- _Problem description_: The listing below begins with the first line you should copy; stop after the line containing "const valueTicks = [0, 50, 100];", and drop every picture.

- _Material provided_:
-=-=-=-=-

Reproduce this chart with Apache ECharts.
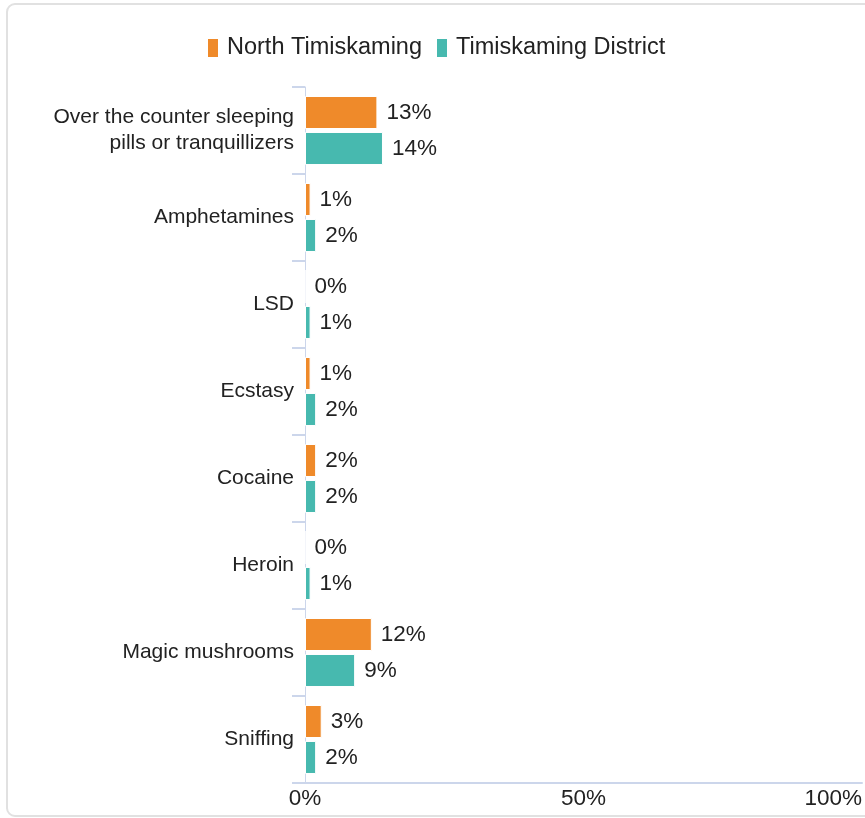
<!DOCTYPE html>
<html>
<head>
<meta charset="utf-8">
<script src="https://cdn.jsdelivr.net/npm/echarts@6/dist/echarts.min.js"></script>
<style>
  html, body { margin: 0; padding: 0; background: #fff; overflow: hidden; }
  #card {
    position: absolute; left: 6px; top: 3px; width: 900px; height: 814px;
    border: 2px solid #e1e1e1; border-radius: 9px; box-sizing: border-box;
  }
  #chart { position: absolute; left: 0; top: 0; width: 865px; height: 818px; }
</style>
</head>
<body>
<div id="card"></div>
<div id="chart"></div>
<script>
// Substances used in the past year (% of students)
const categories = [
  'Over the counter sleeping\npills or tranquillizers',
  'Amphetamines',
  'LSD',
  'Ecstasy',
  'Cocaine',
  'Heroin',
  'Magic mushrooms',
  'Sniffing'
];
const seriesNames = ['North Timiskaming', 'Timiskaming District'];
const northTimiskaming = [13, 1, 0, 1, 2, 0, 12, 3];
const timiskamingDistrict = [14, 2, 1, 2, 2, 1, 9, 2];
const valueTicks = [0, 50, 100];

const colors = ['#EF8A2A', '#47B9AF'];
const font = 'Arial, "Liberation Sans", Helvetica, sans-serif';

const chart = echarts.init(document.getElementById('chart'), null, { renderer: 'canvas' });

function barSeries(name, data, color) {
  return {
    name: name,
    type: 'bar',
    data: data,
    barWidth: 33,
    barGap: '9%',
    itemStyle: { color: color, borderColor: '#ffffff', borderWidth: 1 },
    label: {
      show: true,
      position: 'right',
      distance: 9,
      formatter: '{c}%',
      color: '#222',
      fontFamily: font,
      fontSize: 22.5
    }
  };
}

chart.setOption({
  animation: false,
  color: colors,
  legend: {
    data: seriesNames,
    top: 31,
    left: 201,
    icon: 'rect',
    itemWidth: 12,
    itemHeight: 20,
    itemGap: 13,
    textStyle: { fontFamily: font, fontSize: 23.5, color: '#222', padding: [0, 0, 0, 3] }
  },
  grid: { left: 305, right: 2, top: 87, bottom: 35, containLabel: false },
  xAxis: {
    type: 'value',
    min: valueTicks[0],
    max: valueTicks[valueTicks.length - 1],
    interval: valueTicks[1] - valueTicks[0],
    axisLine: { show: true, lineStyle: { color: '#ccd6eb', width: 2 } },
    axisTick: { show: false },
    splitLine: { show: false },
    axisLabel: {
      formatter: '{value}%',
      fontFamily: font,
      fontSize: 22.5,
      color: '#222',
      margin: 4,
      alignMaxLabel: 'right'
    }
  },
  yAxis: {
    type: 'category',
    data: categories,
    inverse: true,
    axisLine: { show: true, lineStyle: { color: '#ccd6eb', width: 1 } },
    axisTick: { show: true, length: 13, lineStyle: { color: '#ccd6eb', width: 2 } },
    axisLabel: {
      fontFamily: font,
      fontSize: 21,
      lineHeight: 26,
      color: '#222',
      margin: 11
    }
  },
  series: [
    barSeries(seriesNames[0], northTimiskaming, colors[0]),
    barSeries(seriesNames[1], timiskamingDistrict, colors[1])
  ]
});
</script>
</body>
</html>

-=-=-=-=-

- _Solution to the problem_:
Reproduce this chart with Apache ECharts.
<!DOCTYPE html>
<html>
<head>
<meta charset="utf-8">
<script src="https://cdn.jsdelivr.net/npm/echarts@6/dist/echarts.min.js"></script>
<style>
  html, body { margin: 0; padding: 0; background: #fff; overflow: hidden; }
  #card {
    position: absolute; left: 6px; top: 3px; width: 900px; height: 814px;
    border: 2px solid #e1e1e1; border-radius: 9px; box-sizing: border-box;
  }
  #chart { position: absolute; left: 0; top: 0; width: 865px; height: 818px; }
</style>
</head>
<body>
<div id="card"></div>
<div id="chart"></div>
<script>
// Substances used in the past year (% of students)
const categories = [
  'Over the counter sleeping\npills or tranquillizers',
  'Amphetamines',
  'LSD',
  'Ecstasy',
  'Cocaine',
  'Heroin',
  'Magic mushrooms',
  'Sniffing'
];
const seriesNames = ['North Timiskaming', 'Timiskaming District'];
const northTimiskaming = [13, 1, 0, 1, 2, 0, 12, 3];
const timiskamingDistrict = [14, 2, 1, 2, 2, 1, 9, 2];
const valueTicks = [0, 50, 100];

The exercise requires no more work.